Luisa chiude l’incontro di VD3 di domenica 12 luglio invitandoci a cercare ancora per trovare più verità soggettiva. Ci proverò. A me parla di più la parola “crisi” e sarei propensa anch’io a non chiamarla depressione perché in realtà si tratta di una crisi che taglia la propria vita in due, un prima e un dopo. Un taglio profondo che mette in discussione tutto. Come ha detto Silvia Motta «fa crollare le proprie sovrastrutture personali». Coinvolge il corpo prima di tutto ma è l’anima che si ammala per prima. Ci si avvolge su se stesse/i come un gomitolo. La caduta a precipizio del desiderio di vivere a certe condizioni provoca lo scatenamento dell’evento. Per questo si riallaccia assolutamente in linea diretta con il manifesto del Primum vivere.

Mi ricordavo di avere letto durante i miei studi un testo di Balzac in cui sosteneva che a trent’anni la vita di una donna subisce un giro di boa, cambia completamente. Poi avevo sentito dire che la depressione colpisce le donne in menopausa perché rifiutano di invecchiare. Questa spiegazione mi era stata data da uno psichiatra quando mia madre si ammalò e le prescrisse l’elettrochoc. Il sapere maschile sulle donne non può competere con l’ampia conoscenza che le stesse hanno per esperienza personale. Avevo trent’anni e un cambiamento s’imponeva allora in conseguenza delle mie scelte di libertà, ma non avevo la forza necessaria per andare fino in fondo. Stavo in mezzo al guado. Mi guardavo indietro e recriminavo su ciò che mi sarei lasciata alle spalle. Non volevo abbandonare quello che avevo costruito, le relazioni, cambiare città, allontanarmi dagli affetti per proseguire la mia strada. Ecco che si poneva l’aut aut, o questo o quello…

Una società fondata su tali presupposti che ponevano certe condizioni per potere realizzare un desiderio e quelle condizioni io le rifiutavo. Oggi penso, a ragione, che una simile società deve cambiare. Il mondo deve cambiare perché il mio desiderio non porti sofferenze e provochi malattia.
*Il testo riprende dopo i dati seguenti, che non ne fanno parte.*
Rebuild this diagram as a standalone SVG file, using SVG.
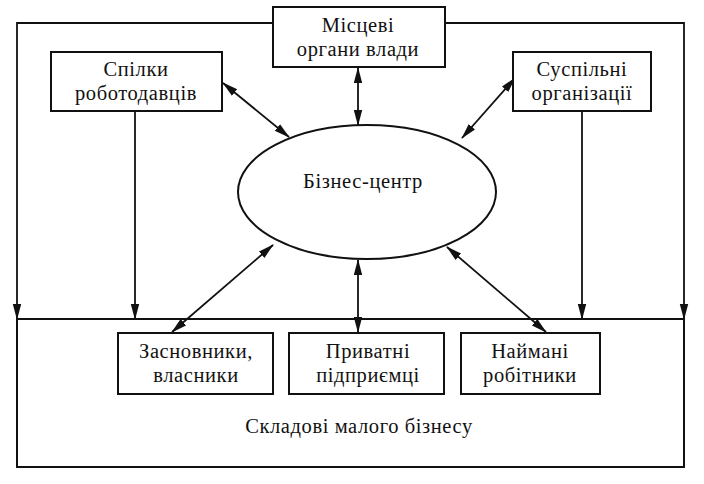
<svg xmlns="http://www.w3.org/2000/svg" width="704" height="484" viewBox="0 0 704 484">
<style>
.box{fill:#fff;stroke:#111;stroke-width:2}
.ln{fill:none;stroke:#111;stroke-width:1.8}
.t{font-family:"Liberation Serif","Times New Roman",serif;font-size:20.5px;letter-spacing:0.6px;fill:#111;text-anchor:middle}
</style>
<defs>
<marker id="ah" markerUnits="userSpaceOnUse" markerWidth="16" markerHeight="10" viewBox="0 0 16 10" refX="15" refY="5" orient="auto-start-reverse">
<path d="M0,0.8 L16,5 L0,9.2 Z" fill="#111"/>
</marker>
</defs>
<rect width="704" height="484" fill="#fff"/>
<g id="frame">
<rect class="box" x="17" y="319" width="667" height="148"/>
<text class="t" x="359" y="433">Складові малого бізнесу</text>
</g>
<g id="connectors">
<path class="ln" d="M273,23 H17 V319" marker-end="url(#ah)"/>
<path class="ln" d="M445,23 H684 V319" marker-end="url(#ah)"/>
<line class="ln" x1="135" y1="111" x2="135" y2="319" marker-end="url(#ah)"/>
<line class="ln" x1="582" y1="111" x2="582" y2="319" marker-end="url(#ah)"/>
<line class="ln" x1="358" y1="68" x2="358" y2="125" marker-start="url(#ah)" marker-end="url(#ah)"/>
<line class="ln" x1="223" y1="83" x2="289" y2="137" marker-start="url(#ah)" marker-end="url(#ah)"/>
<line class="ln" x1="515" y1="78" x2="462" y2="138" marker-start="url(#ah)" marker-end="url(#ah)"/>
<line class="ln" x1="273" y1="245" x2="172" y2="332" marker-start="url(#ah)" marker-end="url(#ah)"/>
<line class="ln" x1="358" y1="260" x2="358" y2="332" marker-start="url(#ah)" marker-end="url(#ah)"/>
<line class="ln" x1="447" y1="247" x2="546" y2="332" marker-start="url(#ah)" marker-end="url(#ah)"/>
</g>
<g id="mistsevi">
<rect class="box" x="273" y="7" width="172" height="60"/>
<text class="t" x="358" y="32">Місцеві</text>
<text class="t" x="358" y="56">органи влади</text>
</g>
<g id="spilky">
<rect class="box" x="51" y="52" width="171" height="59"/>
<text class="t" x="136" y="76">Спілки</text>
<text class="t" x="136" y="100">роботодавців</text>
</g>
<g id="suspilni">
<rect class="box" x="513" y="52" width="138" height="59"/>
<text class="t" x="582" y="76">Суспільні</text>
<text class="t" x="582" y="100">організації</text>
</g>
<g id="center">
<ellipse class="box" cx="367" cy="192" rx="129" ry="67"/>
<text class="t" x="363" y="188">Бізнес-центр</text>
</g>
<g id="zasnovnyky">
<rect class="box" x="118" y="333" width="155" height="61"/>
<text class="t" x="196" y="358">Засновники,</text>
<text class="t" x="196" y="382">власники</text>
</g>
<g id="pryvatni">
<rect class="box" x="289" y="333" width="155" height="61"/>
<text class="t" x="368" y="358">Приватні</text>
<text class="t" x="368" y="382">підприємці</text>
</g>
<g id="naimani">
<rect class="box" x="461" y="333" width="139" height="61"/>
<text class="t" x="530" y="358">Наймані</text>
<text class="t" x="530" y="382">робітники</text>
</g>
</svg>
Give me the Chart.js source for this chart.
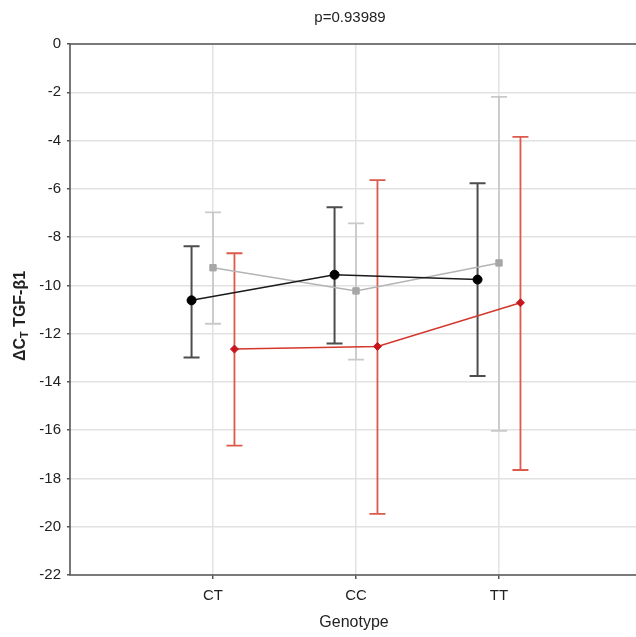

Pensare occupava tutto il mio tempo, non avevo tempo per altro. Sono persuasa che il rifiuto di vivere contiene tanta rabbia e la comprensione profonda di quello che dovrebbe modificarsi perché si possa vivere con agio. Sono stata tirata su dal sottosuolo da una donna che non ha avuto paura delle accuse di maternage che le erano rivolte mentre si prendeva cura di me. Mi sorvegliava, una guardiana della vita, della mia vita. Anche lei stava attraversando un passaggio faticoso di grande cambiamento e forse per questo poteva capire e sopportare il mio stato di morte apparente. Uno stato che si può paragonare ai semi nel terreno ricoperto di neve che si trasformeranno nei germogli di grano in primavera. Bisogna crederci in questa metamorfosi.